-- START --

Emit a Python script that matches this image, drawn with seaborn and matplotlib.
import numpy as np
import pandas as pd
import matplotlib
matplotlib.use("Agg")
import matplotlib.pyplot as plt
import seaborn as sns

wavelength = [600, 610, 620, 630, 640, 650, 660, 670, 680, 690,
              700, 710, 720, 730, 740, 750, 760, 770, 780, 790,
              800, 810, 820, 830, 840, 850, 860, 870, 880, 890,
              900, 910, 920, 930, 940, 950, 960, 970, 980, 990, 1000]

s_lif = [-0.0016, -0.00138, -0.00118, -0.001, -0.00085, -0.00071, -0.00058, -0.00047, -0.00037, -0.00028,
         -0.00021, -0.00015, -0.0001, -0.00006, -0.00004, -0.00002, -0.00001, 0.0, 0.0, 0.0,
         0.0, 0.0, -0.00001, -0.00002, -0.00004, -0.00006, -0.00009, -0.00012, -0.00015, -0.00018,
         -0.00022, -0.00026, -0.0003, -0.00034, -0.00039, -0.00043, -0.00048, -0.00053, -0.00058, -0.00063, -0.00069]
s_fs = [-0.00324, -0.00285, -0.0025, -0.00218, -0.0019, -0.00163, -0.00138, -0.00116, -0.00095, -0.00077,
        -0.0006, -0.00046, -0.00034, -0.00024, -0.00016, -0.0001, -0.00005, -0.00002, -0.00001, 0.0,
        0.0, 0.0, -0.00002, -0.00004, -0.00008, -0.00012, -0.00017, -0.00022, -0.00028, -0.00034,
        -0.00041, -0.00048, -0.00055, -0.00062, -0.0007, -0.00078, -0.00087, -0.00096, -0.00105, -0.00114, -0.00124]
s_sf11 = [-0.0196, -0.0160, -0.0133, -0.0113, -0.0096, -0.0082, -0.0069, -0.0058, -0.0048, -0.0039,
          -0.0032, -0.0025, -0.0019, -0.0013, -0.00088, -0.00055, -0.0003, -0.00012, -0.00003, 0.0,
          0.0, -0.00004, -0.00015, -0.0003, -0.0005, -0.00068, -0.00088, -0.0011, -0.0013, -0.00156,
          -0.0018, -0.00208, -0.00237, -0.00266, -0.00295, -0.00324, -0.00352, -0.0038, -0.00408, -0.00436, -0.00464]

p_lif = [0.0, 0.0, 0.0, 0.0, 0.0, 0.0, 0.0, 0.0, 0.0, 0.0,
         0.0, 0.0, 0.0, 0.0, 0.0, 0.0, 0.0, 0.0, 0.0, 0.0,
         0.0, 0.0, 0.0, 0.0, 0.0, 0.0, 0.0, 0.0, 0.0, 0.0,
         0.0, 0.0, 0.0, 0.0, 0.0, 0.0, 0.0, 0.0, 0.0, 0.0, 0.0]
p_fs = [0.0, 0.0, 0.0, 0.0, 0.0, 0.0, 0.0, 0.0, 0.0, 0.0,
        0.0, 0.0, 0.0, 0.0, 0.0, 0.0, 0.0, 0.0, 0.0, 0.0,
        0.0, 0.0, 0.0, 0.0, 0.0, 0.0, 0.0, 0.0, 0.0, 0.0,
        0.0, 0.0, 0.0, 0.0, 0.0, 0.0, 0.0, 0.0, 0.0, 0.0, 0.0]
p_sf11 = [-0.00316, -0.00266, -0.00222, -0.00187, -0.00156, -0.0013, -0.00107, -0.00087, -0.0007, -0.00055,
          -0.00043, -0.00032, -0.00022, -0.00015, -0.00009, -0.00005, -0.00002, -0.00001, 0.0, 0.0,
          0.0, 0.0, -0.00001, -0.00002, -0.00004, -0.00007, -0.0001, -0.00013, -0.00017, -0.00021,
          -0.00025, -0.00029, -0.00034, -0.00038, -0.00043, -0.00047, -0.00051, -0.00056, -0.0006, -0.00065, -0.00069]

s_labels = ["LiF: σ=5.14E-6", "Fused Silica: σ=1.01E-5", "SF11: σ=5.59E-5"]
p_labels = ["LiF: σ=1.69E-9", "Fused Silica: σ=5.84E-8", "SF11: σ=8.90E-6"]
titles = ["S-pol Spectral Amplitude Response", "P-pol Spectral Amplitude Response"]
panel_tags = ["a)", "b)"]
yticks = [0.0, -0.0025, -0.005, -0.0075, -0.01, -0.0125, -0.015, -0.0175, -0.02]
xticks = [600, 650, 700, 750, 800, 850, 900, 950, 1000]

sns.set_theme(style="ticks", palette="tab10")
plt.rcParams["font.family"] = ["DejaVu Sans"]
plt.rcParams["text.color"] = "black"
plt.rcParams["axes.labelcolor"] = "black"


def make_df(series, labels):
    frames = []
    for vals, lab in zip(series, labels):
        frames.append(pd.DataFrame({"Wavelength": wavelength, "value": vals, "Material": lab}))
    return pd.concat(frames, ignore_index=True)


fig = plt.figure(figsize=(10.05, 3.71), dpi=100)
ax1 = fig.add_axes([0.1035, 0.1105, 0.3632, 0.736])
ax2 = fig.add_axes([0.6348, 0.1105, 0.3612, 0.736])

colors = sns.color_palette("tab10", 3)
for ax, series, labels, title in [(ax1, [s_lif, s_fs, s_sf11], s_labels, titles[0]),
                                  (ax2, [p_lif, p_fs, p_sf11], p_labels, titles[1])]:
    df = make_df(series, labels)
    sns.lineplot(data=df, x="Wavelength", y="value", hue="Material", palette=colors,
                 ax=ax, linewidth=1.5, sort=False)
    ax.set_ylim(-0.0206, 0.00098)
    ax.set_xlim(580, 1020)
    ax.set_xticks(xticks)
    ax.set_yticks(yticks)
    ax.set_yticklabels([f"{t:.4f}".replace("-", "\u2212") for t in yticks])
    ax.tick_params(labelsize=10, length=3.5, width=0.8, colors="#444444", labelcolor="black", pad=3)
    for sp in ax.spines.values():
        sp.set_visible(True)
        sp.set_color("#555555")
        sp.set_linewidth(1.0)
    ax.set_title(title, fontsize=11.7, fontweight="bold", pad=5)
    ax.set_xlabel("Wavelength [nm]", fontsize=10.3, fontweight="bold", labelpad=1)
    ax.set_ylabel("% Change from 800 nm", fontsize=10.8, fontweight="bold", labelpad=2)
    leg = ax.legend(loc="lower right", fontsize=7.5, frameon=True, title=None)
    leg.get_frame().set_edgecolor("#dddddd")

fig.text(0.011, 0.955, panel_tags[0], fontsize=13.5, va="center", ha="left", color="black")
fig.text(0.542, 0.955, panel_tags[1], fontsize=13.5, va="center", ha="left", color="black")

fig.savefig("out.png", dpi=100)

-- END --

TASK DETAILS ->
Give only the count of lines in this material that contain the string "seaborn".

RESPONSE BELOW ->
2